Who: CEO Jon Roskill, a former Microsoft executive, who joined the company in 2014.

Corporate relatives: Acumatica is among the companies founded by Russia-born, Singaporean serial entrepreneur Serguei Beloussov. Acumatica’s corporate siblings include Renton’s Parallels, whose best-known product is an application that lets Mac users run a Windows desktop, and Acronis, a Swiss data backup and recovery business.

Business management: Acumatica makes “enterprise resource planning” (ERP) software, a category of tools for planning and managing business functions like a company’s order book, manufacturing process, inventory, and Web sales.

Small and midsize niche: The crowded ERP market is dominated by Germany’s SAP and Oracle. Microsoft sells its own line of Dynamics software, and there are dozens of smaller competitors. “We’re very focused on midmarket customers,” Roskill says. That means businesses of up to 500 people, with revenue between $5 million and $500 million. Clients include Seattle outdoors-education nonprofit The Mountaineers and Renton-based tool distributor Wilmar.

Funding: Founded in 2008, Acumatica most recently sought funding from investors in 2014, closing a $13.4 million investment round that November. Roskill says the company, which isn’t profitable yet, is starting to plan another round of fundraising.

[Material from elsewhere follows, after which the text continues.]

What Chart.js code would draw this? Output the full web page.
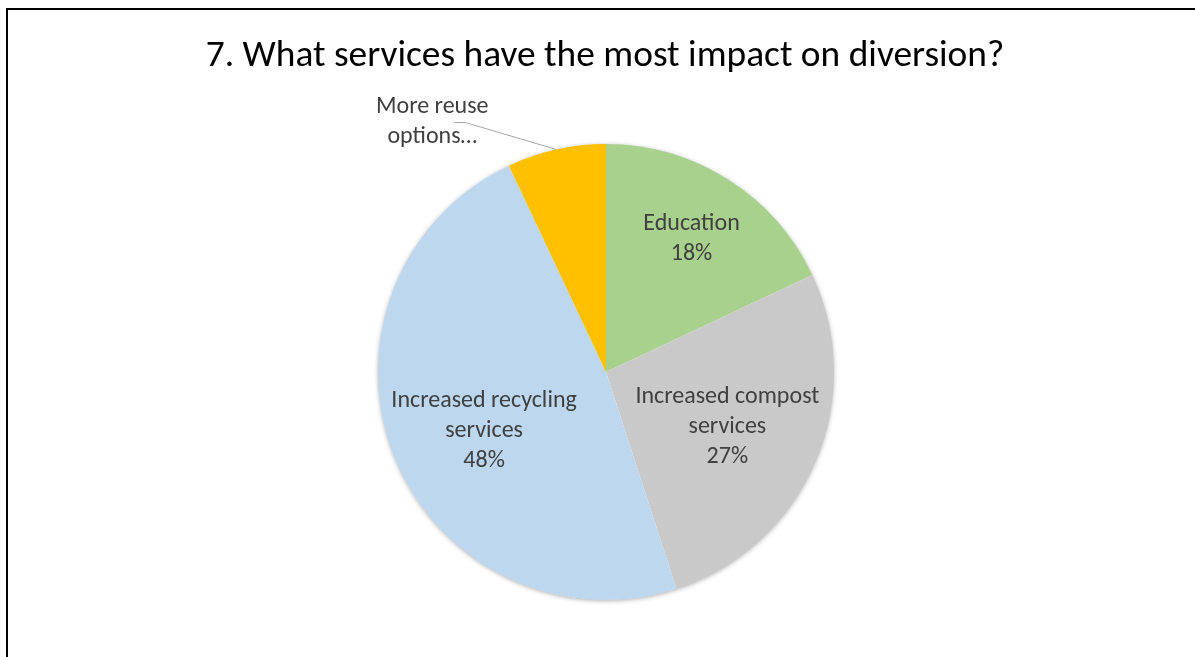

Global footprint:Acumatica’s Bellevue headquarters is home to 36 employees, mainly in executive, sales and marketing functions. The rest of the company’s nearly 150 employees are spread among a software-development office in Moscow, as well as offices in Singapore, Columbus, Ohio and Montreal.

Local ties: Acumatica’s technology is built on Microsoft’s software framework and plugs in to a variety of the Redmond company’s tools, including Office 365 and Power BI. Acumatica’s software itself runs on servers operated by Amazon Web Services.

Cloud city: “That’s the benefit of being here in Bellevue,” Roskill says. “I’ve got Microsoft to the east, Amazon to the west, and the other [cloud-computing] player who’s accelerating, Google, three miles to the north in Kirkland. We want to be a bit of a Switzerland and take advantage of whatever technology we can from these companies.”